Problem description:
Take the listing from its first line through the line that contains "const bluntLabelY = -4.35;" and please retype those lines exactly, leaving out the pictures.

Available data:
------------------------------------------------

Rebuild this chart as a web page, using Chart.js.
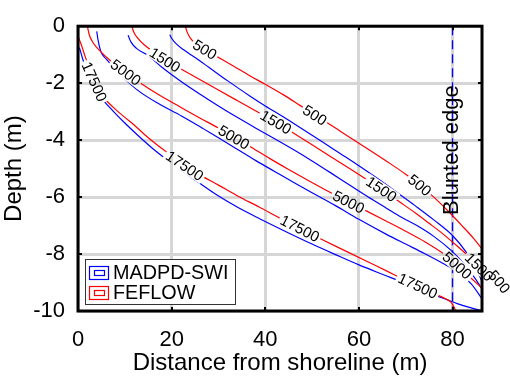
<!DOCTYPE html>
<html>
<head>
<meta charset="utf-8">
<script src="https://cdn.jsdelivr.net/npm/chart.js@4.4.1/dist/chart.umd.min.js"></script>
<style>
  html, body { margin: 0; padding: 0; background: #fff; }
</style>
</head>
<body>
<canvas id="chart" width="510" height="381"></canvas>
<script>
const xTicks = [0, 20, 40, 60, 80];
const yTicks = [-10, -8, -6, -4, -2, 0];
const xMax = 86.3;
const levels = ["500", "1500", "5000", "17500"];
const models = ["MADPD-SWI", "FEFLOW"];
const bluntX = 80;
const bluntLabel = "Blunted edge";
const bluntLabelY = -4.35;

// MADPD-SWI contours (blue)
const madpd500 = [[19.6,-0.3],[20.1,-0.45],[21,-0.62],[22.5,-0.82],[25,-1.1],[28,-1.45],[32,-1.92],[36.7,-2.45],[40,-2.8],[44,-3.2],[48,-3.62],[52,-4.04],[56,-4.47],[60,-4.9],[64,-5.35],[68,-5.82],[72,-6.3],[76,-6.8],[80,-7.35],[83,-7.95],[85,-8.5],[86.3,-8.97]];
const madpd1500 = [[10.7,-0.32],[11.3,-0.55],[12.5,-0.78],[14.9,-1.02],[18,-1.45],[22.1,-1.95],[26,-2.38],[30,-2.8],[34,-3.2],[38,-3.58],[42,-3.95],[46,-4.33],[50,-4.73],[54,-5.15],[58,-5.58],[62,-6.0],[65.8,-6.38],[69,-6.7],[72.4,-7.0],[76,-7.38],[79.6,-7.86],[83,-8.45],[85,-8.9],[86.3,-9.23]];
const madpd5000 = [[4.0,-0.18],[4.3,-0.5],[4.9,-0.9],[6,-1.15],[7.5,-1.42],[10,-1.85],[13,-2.28],[17,-2.7],[22.1,-3.15],[26,-3.52],[30,-3.92],[34,-4.32],[38,-4.72],[42,-5.1],[46,-5.48],[50,-5.85],[55,-6.3],[60,-6.78],[65.8,-7.3],[70,-7.65],[74,-7.98],[78,-8.33],[81,-8.62],[84,-9.05],[86.3,-9.57]];
const madpd17500 = [[0.3,-0.75],[1,-1.15],[2,-1.6],[3,-1.98],[4,-2.28],[5.5,-2.62],[7.5,-2.98],[10,-3.4],[12.7,-3.82],[16,-4.3],[20.4,-4.86],[25,-5.4],[29.6,-5.92],[34,-6.35],[38.8,-6.76],[44,-7.18],[50,-7.65],[55,-8.02],[60,-8.38],[65.8,-8.76],[71,-9.1],[76.7,-9.47],[81,-9.74],[86.3,-10]];

// FEFLOW contours (red)
const feflow500 = [[22.9,0],[23.3,-0.2],[24.0,-0.42],[25.2,-0.62],[27.1,-0.82],[29.6,-1.06],[33,-1.38],[36.7,-1.74],[40,-2.04],[44,-2.42],[47.4,-2.78],[50.6,-3.12],[54,-3.47],[58,-3.9],[62,-4.32],[66,-4.75],[70,-5.2],[73,-5.58],[76,-6.0],[79,-6.48],[82,-7.0],[84.5,-7.45],[86.3,-7.82]];
const feflow1500 = [[11.5,0],[11.9,-0.2],[12.8,-0.43],[14.2,-0.66],[16,-0.88],[18.6,-1.18],[22,-1.5],[26,-1.87],[30,-2.24],[34,-2.61],[38,-2.98],[42.3,-3.37],[46,-3.75],[50,-4.16],[54,-4.58],[58,-5.0],[62,-5.42],[64.8,-5.72],[68.8,-6.18],[72,-6.55],[75,-6.92],[78,-7.3],[81,-7.72],[83.9,-8.15],[86.3,-8.55]];
const feflow5000 = [[2.0,0],[2.4,-0.3],[3.3,-0.6],[4.9,-0.9],[7,-1.22],[10.2,-1.62],[13.4,-2.0],[17,-2.38],[22.1,-2.86],[26,-3.22],[30,-3.58],[33.3,-3.9],[37,-4.25],[41,-4.65],[45,-5.03],[49,-5.4],[53,-5.76],[57.8,-6.17],[62,-6.52],[65.8,-6.84],[70,-7.2],[74,-7.56],[78,-7.98],[81,-8.4],[84,-8.85],[86.3,-9.2]];
const feflow17500 = [[0,-0.35],[0.7,-0.65],[1.5,-1.05],[2.5,-1.5],[3.5,-1.95],[4.6,-2.3],[6.0,-2.6],[8,-2.92],[10,-3.2],[12,-3.47],[14.2,-3.8],[17,-4.18],[20,-4.55],[22.8,-4.9],[26,-5.22],[30,-5.58],[34,-5.95],[38.8,-6.36],[43,-6.73],[47.4,-7.1],[52,-7.48],[57,-7.88],[62,-8.28],[66,-8.6],[70,-8.92],[73,-9.15],[76,-9.38],[78.5,-9.57],[79.6,-9.68],[80.3,-9.85],[80.7,-10]];

const madpdCurves = [madpd500, madpd1500, madpd5000, madpd17500];
const feflowCurves = [feflow500, feflow1500, feflow5000, feflow17500];

// contour labels on the FEFLOW lines: [level index, x, optional y]
const contourLabels = [
  [0, 27.1], [0, 50.6], [0, 73.0], [0, 90, -8.97],
  [1, 18.6], [1, 42.3], [1, 64.8], [1, 85.7],
  [2, 10.2], [2, 33.3], [2, 57.8], [2, 81.0],
  [3, 3.5], [3, 22.8], [3, 47.4], [3, 72.6]
];

const FONT = "'Liberation Sans', Arial, Helvetica, sans-serif";
const BLUE = "#0000ff";
const RED = "#ff0000";
const LABEL_FONT = "15px " + FONT;

function toPts(arr) {
  return arr.map(p => ({ x: p[0], y: p[1] }));
}

function yAt(curve, x) {
  if (x <= curve[0][0]) return curve[0][1];
  for (let i = 0; i < curve.length - 1; i++) {
    const a = curve[i], b = curve[i + 1];
    if (x >= a[0] && x <= b[0]) {
      const t = (x - a[0]) / (b[0] - a[0] || 1);
      return a[1] + t * (b[1] - a[1]);
    }
  }
  return curve[curve.length - 1][1];
}

const datasets = [];
madpdCurves.forEach((c, i) => {
  datasets.push({ label: models[0] + " " + levels[i], data: toPts(c), borderColor: BLUE, borderWidth: 1.2, showLine: true, pointRadius: 0, cubicInterpolationMode: "monotone", order: 2 });
});
feflowCurves.forEach((c, i) => {
  datasets.push({ label: models[1] + " " + levels[i], data: toPts(c), borderColor: RED, borderWidth: 1.2, showLine: true, pointRadius: 0, cubicInterpolationMode: "monotone", order: 1 });
});
datasets.push({ label: bluntLabel, data: [{ x: bluntX, y: 0 }, { x: bluntX, y: -10 }], borderColor: BLUE, borderWidth: 1.3, borderDash: [9, 5], showLine: true, pointRadius: 0, order: 3 });

function labelGeometry(chart) {
  const xs = chart.scales.x, ys = chart.scales.y;
  const ctx = chart.ctx;
  ctx.save();
  ctx.font = LABEL_FONT;
  const out = contourLabels.map(l => {
    const curve = feflowCurves[l[0]];
    const text = levels[l[0]];
    const x = l[1];
    const y = l.length > 2 ? l[2] : yAt(curve, x);
    const x0 = Math.max(curve[0][0], Math.min(x - 1.5, curve[curve.length - 1][0] - 3));
    const x1 = Math.min(curve[curve.length - 1][0], x0 + 3);
    const dx = xs.getPixelForValue(x1) - xs.getPixelForValue(x0);
    const dy = ys.getPixelForValue(yAt(curve, x1)) - ys.getPixelForValue(yAt(curve, x0));
    return {
      text,
      px: xs.getPixelForValue(x),
      py: ys.getPixelForValue(y),
      angle: Math.atan2(dy, dx),
      w: ctx.measureText(text).width + 4,
      h: 13
    };
  });
  ctx.restore();
  return out;
}

const decorations = {
  id: "decorations",
  beforeDatasetsDraw(chart) {
    const ctx = chart.ctx;
    ctx.save();
    // cut the lines where the contour labels sit
    labelGeometry(chart).forEach(g => {
      const c = Math.cos(g.angle), s = Math.sin(g.angle);
      const hw = g.w / 2, hh = g.h / 2;
      const corners = [[-hw, -hh], [hw, -hh], [hw, hh], [-hw, hh]].map(p => [g.px + p[0] * c - p[1] * s, g.py + p[0] * s + p[1] * c]);
      ctx.beginPath();
      ctx.rect(0, 0, chart.width, chart.height);
      ctx.moveTo(corners[0][0], corners[0][1]);
      for (let i = 1; i < 4; i++) ctx.lineTo(corners[i][0], corners[i][1]);
      ctx.closePath();
      ctx.clip("evenodd");
    });
  },
  afterDatasetsDraw(chart) {
    chart.ctx.restore();
  },
  afterDraw(chart) {
    const ctx = chart.ctx;
    const a = chart.chartArea;
    const xs = chart.scales.x, ys = chart.scales.y;
    ctx.save();

    // contour labels
    ctx.fillStyle = "#000";
    ctx.font = LABEL_FONT;
    ctx.textAlign = "center";
    ctx.textBaseline = "middle";
    labelGeometry(chart).forEach(g => {
      ctx.save();
      ctx.translate(g.px, g.py);
      ctx.rotate(g.angle);
      ctx.fillText(g.text, 0, 1);
      ctx.restore();
    });

    // blunted edge text
    ctx.save();
    ctx.font = "22px " + FONT;
    ctx.translate(xs.getPixelForValue(bluntX) - 1, ys.getPixelForValue(bluntLabelY));
    ctx.rotate(-Math.PI / 2);
    ctx.fillText(bluntLabel, 0, 0);
    ctx.restore();

    // tick marks inside the box
    ctx.strokeStyle = "#000";
    ctx.lineWidth = 2;
    ctx.beginPath();
    xTicks.forEach(v => {
      const p = Math.round(xs.getPixelForValue(v));
      ctx.moveTo(p, a.bottom); ctx.lineTo(p, a.bottom - 4);
      ctx.moveTo(p, a.top); ctx.lineTo(p, a.top + 4);
    });
    yTicks.forEach(v => {
      const p = Math.round(ys.getPixelForValue(v));
      ctx.moveTo(a.left, p); ctx.lineTo(a.left + 4, p);
      ctx.moveTo(a.right, p); ctx.lineTo(a.right - 4, p);
    });
    ctx.stroke();

    // axes box
    ctx.lineWidth = 3;
    ctx.strokeRect(a.left, a.top, a.right - a.left, a.bottom - a.top);

    // legend
    const lx = a.left + 7, ly = a.bottom - 52, lw = 150, lh = 45;
    ctx.fillStyle = "#fff";
    ctx.fillRect(lx, ly, lw, lh);
    ctx.lineWidth = 1;
    ctx.strokeStyle = "#333";
    ctx.strokeRect(lx + 0.5, ly + 0.5, lw, lh);
    [BLUE, RED].forEach((col, i) => {
      const cy = ly + 14 + i * 20;
      ctx.strokeStyle = col;
      ctx.lineWidth = 1.2;
      ctx.strokeRect(lx + 4.5, cy - 6.5, 19, 13);
      ctx.strokeRect(lx + 9.5, cy - 2.5, 10, 5);
      ctx.fillStyle = "#000";
      ctx.font = "19.8px " + FONT;
      ctx.textAlign = "left";
      ctx.textBaseline = "middle";
      ctx.fillText(models[i], lx + 28, cy + 1);
    });
    ctx.restore();
  }
};

new Chart(document.getElementById("chart").getContext("2d"), {
  type: "scatter",
  data: { datasets },
  options: {
    responsive: false,
    animation: false,
    layout: { padding: { top: 11, right: 28, left: 0, bottom: 0 } },
    plugins: { legend: { display: false }, tooltip: { enabled: false } },
    scales: {
      x: {
        type: "linear",
        min: 0,
        max: xMax,
        afterBuildTicks: s => { s.ticks = xTicks.map(v => ({ value: v })); },
        afterFit: s => { s.height = 70; },
        grid: { color: "#d6d6d6", lineWidth: 3, drawTicks: false },
        border: { display: false },
        ticks: { color: "#000", font: { family: FONT, size: 22 }, padding: 16, maxRotation: 0 },
        title: { display: true, text: "Distance from shoreline (m)", color: "#000", font: { family: FONT, size: 24 }, padding: { top: 0, bottom: 3 } }
      },
      y: {
        type: "linear",
        min: -10,
        max: 0,
        afterBuildTicks: s => { s.ticks = yTicks.map(v => ({ value: v })); },
        afterFit: s => { s.width = 78; },
        grid: { color: "#d6d6d6", lineWidth: 3, drawTicks: false },
        border: { display: false },
        ticks: { color: "#000", font: { family: FONT, size: 22 }, padding: 13 },
        title: { display: true, text: "Depth (m)", color: "#000", font: { family: FONT, size: 24 }, padding: { top: 0, bottom: 0 } }
      }
    }
  },
  plugins: [decorations]
});
</script>
</body>
</html>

------------------------------------------------

Solved exercise:
Rebuild this chart as a web page, using Chart.js.
<!DOCTYPE html>
<html>
<head>
<meta charset="utf-8">
<script src="https://cdn.jsdelivr.net/npm/chart.js@4.4.1/dist/chart.umd.min.js"></script>
<style>
  html, body { margin: 0; padding: 0; background: #fff; }
</style>
</head>
<body>
<canvas id="chart" width="510" height="381"></canvas>
<script>
const xTicks = [0, 20, 40, 60, 80];
const yTicks = [-10, -8, -6, -4, -2, 0];
const xMax = 86.3;
const levels = ["500", "1500", "5000", "17500"];
const models = ["MADPD-SWI", "FEFLOW"];
const bluntX = 80;
const bluntLabel = "Blunted edge";
const bluntLabelY = -4.35;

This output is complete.